◆ **INSTRUCTIONS FOR THE TASK**
Print the records below exactly, from the line containing "Clone this chart in Plotly." down to the line containing "inf_higher = [4.2, 0.97]", both lines included, and omit every picture.

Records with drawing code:
☆ ☆ ☆ ☆ ☆
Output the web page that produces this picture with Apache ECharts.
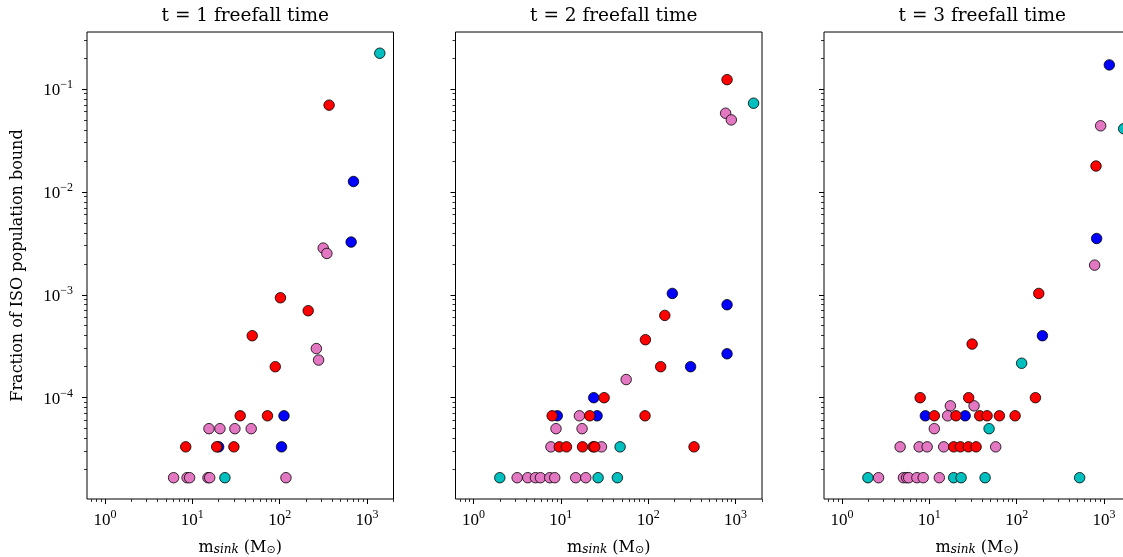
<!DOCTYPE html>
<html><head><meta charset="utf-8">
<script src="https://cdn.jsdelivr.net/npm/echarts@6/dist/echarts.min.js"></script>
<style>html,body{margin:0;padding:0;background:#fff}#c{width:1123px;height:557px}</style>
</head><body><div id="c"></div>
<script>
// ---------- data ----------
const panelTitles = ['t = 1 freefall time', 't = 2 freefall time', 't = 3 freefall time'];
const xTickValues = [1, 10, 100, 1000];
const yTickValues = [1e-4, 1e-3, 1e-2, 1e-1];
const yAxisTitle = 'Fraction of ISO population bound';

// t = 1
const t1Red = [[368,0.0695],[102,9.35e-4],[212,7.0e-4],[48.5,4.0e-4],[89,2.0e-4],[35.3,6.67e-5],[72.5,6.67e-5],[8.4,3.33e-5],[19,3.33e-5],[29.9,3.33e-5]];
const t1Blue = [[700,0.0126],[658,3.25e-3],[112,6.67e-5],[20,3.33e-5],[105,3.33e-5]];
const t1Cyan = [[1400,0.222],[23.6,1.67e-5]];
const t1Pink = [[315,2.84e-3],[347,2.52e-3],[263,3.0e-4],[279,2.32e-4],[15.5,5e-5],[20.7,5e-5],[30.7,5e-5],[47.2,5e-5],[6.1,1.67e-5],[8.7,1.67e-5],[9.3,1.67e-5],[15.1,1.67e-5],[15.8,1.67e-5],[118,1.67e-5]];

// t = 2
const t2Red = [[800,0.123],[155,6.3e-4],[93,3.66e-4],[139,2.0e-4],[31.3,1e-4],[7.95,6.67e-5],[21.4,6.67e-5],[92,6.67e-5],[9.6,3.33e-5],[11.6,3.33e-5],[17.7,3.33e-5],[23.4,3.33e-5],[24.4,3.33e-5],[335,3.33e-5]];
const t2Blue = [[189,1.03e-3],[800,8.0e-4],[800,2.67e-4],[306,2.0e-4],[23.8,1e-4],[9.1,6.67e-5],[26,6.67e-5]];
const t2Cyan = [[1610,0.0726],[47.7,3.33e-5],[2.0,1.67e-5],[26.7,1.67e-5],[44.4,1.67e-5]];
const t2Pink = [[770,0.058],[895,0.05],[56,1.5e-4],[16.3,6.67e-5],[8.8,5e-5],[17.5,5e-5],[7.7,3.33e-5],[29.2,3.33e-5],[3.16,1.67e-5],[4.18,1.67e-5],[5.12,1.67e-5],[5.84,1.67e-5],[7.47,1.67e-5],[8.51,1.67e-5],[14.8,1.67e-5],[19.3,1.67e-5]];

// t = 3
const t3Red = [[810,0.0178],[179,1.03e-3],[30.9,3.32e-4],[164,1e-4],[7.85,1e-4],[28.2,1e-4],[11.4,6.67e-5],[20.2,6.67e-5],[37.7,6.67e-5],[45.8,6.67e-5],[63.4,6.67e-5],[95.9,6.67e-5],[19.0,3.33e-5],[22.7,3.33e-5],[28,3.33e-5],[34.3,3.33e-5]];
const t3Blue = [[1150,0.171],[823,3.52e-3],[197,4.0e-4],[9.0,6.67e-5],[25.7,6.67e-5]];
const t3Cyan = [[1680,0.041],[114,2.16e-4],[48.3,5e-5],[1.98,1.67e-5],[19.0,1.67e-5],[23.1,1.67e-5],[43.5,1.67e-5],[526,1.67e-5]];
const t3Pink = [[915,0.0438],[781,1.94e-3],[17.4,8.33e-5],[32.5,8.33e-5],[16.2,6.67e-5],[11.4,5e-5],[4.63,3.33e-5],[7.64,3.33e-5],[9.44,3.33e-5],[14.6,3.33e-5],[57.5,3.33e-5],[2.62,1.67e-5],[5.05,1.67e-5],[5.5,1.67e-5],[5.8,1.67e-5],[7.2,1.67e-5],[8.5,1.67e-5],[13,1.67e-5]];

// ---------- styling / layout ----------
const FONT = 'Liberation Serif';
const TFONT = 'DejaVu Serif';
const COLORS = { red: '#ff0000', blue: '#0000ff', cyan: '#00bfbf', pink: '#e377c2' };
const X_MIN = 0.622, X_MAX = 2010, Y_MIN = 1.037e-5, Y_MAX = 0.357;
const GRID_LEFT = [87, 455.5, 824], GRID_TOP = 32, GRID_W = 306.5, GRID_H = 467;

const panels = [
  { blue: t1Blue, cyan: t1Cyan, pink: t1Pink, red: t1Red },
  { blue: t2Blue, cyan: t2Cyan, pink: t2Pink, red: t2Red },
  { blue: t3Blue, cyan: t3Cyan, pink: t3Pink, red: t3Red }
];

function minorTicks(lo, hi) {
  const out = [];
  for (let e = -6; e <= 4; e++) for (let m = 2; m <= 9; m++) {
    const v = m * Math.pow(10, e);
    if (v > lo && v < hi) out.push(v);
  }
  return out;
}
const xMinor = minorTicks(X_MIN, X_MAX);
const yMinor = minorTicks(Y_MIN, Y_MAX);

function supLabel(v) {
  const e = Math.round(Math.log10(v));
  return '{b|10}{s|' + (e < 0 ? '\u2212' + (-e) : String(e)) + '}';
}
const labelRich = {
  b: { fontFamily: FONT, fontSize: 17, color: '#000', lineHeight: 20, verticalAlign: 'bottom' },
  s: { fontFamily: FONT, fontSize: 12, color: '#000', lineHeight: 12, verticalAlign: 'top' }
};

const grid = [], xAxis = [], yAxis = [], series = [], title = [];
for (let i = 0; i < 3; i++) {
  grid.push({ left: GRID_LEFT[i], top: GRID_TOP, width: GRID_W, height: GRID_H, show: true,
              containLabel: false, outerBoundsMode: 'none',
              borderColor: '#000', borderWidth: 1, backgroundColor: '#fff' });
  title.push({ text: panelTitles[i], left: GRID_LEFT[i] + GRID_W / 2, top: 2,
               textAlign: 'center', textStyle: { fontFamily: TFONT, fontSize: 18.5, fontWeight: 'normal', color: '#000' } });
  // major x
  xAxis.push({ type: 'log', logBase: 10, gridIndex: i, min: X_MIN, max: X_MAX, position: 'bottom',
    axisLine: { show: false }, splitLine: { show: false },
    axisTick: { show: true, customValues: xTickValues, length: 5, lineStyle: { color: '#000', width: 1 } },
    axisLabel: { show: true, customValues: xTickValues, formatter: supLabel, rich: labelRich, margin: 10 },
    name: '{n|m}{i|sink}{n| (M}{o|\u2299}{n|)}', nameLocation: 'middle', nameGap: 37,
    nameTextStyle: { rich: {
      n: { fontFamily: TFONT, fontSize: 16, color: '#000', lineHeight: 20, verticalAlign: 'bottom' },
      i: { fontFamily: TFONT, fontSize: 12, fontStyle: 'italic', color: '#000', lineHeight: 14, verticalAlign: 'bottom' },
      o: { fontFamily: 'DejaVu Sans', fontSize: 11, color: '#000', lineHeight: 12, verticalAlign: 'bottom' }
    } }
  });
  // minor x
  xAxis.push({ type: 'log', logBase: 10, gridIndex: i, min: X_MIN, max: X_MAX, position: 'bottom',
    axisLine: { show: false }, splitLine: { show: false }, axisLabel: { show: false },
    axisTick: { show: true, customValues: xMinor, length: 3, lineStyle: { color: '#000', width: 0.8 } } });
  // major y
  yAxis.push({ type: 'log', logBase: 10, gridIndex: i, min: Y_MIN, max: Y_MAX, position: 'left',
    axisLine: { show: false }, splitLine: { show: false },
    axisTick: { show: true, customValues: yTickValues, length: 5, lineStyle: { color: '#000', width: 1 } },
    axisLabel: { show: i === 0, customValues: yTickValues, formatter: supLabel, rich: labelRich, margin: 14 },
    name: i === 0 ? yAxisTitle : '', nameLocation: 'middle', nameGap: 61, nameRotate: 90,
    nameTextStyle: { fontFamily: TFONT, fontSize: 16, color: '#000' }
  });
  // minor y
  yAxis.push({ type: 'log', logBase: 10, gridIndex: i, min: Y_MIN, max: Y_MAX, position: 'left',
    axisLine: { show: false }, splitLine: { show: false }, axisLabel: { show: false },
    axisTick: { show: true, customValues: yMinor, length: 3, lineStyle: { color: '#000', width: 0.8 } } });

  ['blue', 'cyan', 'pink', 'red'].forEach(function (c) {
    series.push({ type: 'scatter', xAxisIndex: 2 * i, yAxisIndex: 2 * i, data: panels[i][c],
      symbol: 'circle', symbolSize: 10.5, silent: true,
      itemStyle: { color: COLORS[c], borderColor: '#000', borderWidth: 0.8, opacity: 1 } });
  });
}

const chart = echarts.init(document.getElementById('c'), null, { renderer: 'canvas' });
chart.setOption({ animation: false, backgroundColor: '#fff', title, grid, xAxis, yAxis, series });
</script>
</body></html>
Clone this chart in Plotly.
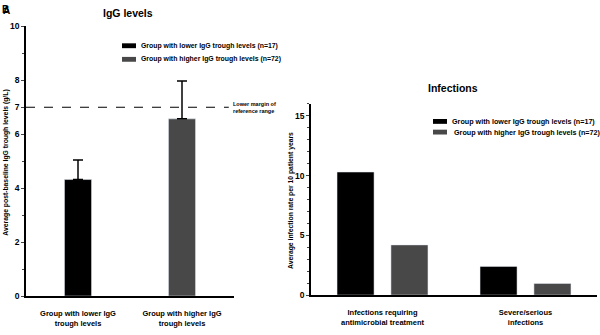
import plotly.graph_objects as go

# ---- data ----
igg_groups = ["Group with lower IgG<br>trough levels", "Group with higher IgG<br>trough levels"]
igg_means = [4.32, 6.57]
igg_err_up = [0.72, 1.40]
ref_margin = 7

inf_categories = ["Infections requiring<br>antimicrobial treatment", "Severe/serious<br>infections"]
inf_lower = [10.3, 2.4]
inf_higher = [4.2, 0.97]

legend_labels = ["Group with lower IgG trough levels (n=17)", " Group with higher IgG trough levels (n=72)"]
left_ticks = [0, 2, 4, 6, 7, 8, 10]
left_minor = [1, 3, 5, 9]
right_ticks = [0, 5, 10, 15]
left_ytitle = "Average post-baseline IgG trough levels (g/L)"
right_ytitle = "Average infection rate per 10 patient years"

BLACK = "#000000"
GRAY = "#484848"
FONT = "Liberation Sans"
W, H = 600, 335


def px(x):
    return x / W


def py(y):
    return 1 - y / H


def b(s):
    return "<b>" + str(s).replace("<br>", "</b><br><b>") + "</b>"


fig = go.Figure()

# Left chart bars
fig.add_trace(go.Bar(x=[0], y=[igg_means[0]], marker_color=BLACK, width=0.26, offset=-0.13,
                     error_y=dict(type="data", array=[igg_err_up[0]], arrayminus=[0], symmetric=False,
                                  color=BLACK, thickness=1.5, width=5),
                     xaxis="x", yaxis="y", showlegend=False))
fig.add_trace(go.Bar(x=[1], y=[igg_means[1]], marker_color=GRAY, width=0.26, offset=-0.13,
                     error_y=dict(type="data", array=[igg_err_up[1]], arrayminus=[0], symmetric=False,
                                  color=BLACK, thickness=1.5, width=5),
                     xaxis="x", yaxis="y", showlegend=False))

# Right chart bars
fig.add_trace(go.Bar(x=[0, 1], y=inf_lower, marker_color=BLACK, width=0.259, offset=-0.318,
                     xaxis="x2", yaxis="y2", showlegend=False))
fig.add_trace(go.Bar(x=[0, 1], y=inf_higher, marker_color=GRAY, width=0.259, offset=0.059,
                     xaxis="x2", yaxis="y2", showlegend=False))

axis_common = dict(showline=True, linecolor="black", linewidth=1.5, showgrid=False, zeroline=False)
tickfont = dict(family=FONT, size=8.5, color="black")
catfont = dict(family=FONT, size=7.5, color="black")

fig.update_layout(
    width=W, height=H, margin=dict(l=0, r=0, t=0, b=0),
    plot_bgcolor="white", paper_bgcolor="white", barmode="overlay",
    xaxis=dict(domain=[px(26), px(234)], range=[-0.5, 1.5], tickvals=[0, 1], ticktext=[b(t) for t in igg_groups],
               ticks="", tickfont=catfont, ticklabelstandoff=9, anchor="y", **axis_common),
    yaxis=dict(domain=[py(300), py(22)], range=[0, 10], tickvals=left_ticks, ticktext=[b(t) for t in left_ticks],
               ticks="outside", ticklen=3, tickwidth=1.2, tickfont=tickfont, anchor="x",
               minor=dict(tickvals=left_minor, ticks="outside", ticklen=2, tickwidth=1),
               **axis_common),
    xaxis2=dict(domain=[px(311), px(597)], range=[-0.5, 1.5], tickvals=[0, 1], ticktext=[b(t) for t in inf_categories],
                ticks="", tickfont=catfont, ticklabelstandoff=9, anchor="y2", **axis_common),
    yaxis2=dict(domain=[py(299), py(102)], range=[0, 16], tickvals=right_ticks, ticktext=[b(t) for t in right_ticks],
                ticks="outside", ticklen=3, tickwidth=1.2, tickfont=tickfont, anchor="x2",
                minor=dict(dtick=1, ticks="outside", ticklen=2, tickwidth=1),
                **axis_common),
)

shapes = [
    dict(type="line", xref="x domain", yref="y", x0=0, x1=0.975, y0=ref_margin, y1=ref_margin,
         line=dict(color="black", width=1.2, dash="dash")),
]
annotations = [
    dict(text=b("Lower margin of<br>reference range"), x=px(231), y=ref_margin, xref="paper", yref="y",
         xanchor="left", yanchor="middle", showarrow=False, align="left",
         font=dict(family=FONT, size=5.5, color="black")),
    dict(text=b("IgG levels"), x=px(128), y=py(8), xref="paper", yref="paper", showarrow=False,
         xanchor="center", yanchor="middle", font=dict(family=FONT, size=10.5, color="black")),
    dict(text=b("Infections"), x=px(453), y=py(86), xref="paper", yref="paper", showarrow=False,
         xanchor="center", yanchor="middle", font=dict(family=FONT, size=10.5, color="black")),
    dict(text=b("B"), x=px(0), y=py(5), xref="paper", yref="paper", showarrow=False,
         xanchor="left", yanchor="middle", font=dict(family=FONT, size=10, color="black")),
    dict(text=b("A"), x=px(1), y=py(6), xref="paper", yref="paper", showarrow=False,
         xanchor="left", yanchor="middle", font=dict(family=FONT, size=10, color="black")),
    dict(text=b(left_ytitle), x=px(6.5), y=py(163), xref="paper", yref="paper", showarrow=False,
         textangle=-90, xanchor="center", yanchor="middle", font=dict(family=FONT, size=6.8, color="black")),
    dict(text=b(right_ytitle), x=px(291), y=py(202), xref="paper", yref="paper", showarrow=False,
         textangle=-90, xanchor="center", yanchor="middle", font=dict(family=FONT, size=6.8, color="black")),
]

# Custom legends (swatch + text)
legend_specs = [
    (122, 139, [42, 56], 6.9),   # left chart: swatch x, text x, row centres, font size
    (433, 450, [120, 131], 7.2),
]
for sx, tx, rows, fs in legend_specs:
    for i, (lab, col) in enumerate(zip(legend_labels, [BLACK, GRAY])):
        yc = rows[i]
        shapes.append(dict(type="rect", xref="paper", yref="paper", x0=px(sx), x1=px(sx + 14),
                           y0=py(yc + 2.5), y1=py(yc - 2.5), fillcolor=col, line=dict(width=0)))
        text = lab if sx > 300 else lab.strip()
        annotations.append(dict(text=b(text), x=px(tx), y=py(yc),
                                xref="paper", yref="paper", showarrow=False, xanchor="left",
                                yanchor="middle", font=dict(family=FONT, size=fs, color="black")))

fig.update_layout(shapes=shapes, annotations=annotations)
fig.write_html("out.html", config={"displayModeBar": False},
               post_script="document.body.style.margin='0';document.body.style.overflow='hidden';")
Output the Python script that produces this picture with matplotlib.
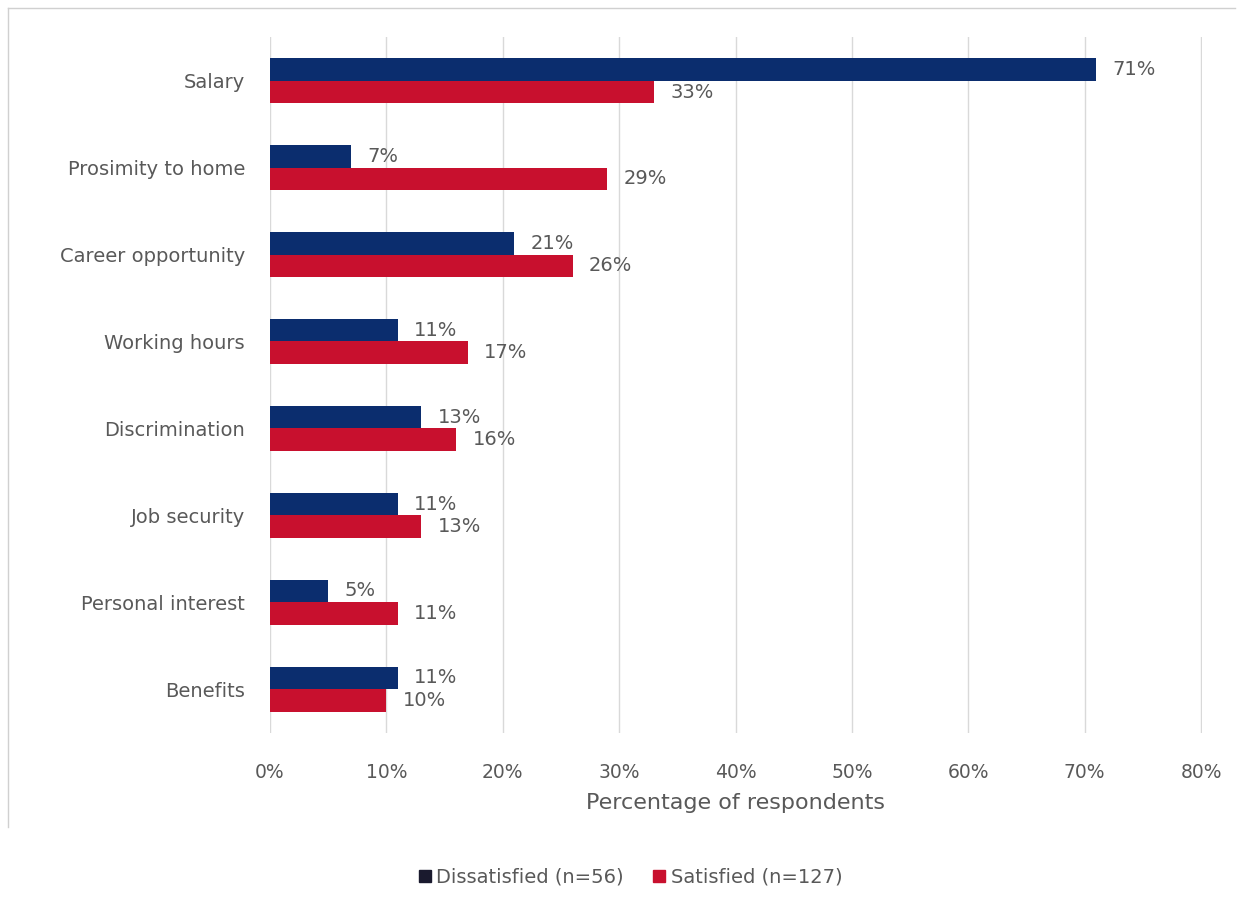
☆ ☆ ☆ ☆ ☆
◆ **ANSWER TO THIS PROBLEM**
Clone this chart in Plotly.
import plotly.graph_objects as go

# ---- data ----
igg_groups = ["Group with lower IgG<br>trough levels", "Group with higher IgG<br>trough levels"]
igg_means = [4.32, 6.57]
igg_err_up = [0.72, 1.40]
ref_margin = 7

inf_categories = ["Infections requiring<br>antimicrobial treatment", "Severe/serious<br>infections"]
inf_lower = [10.3, 2.4]
inf_higher = [4.2, 0.97]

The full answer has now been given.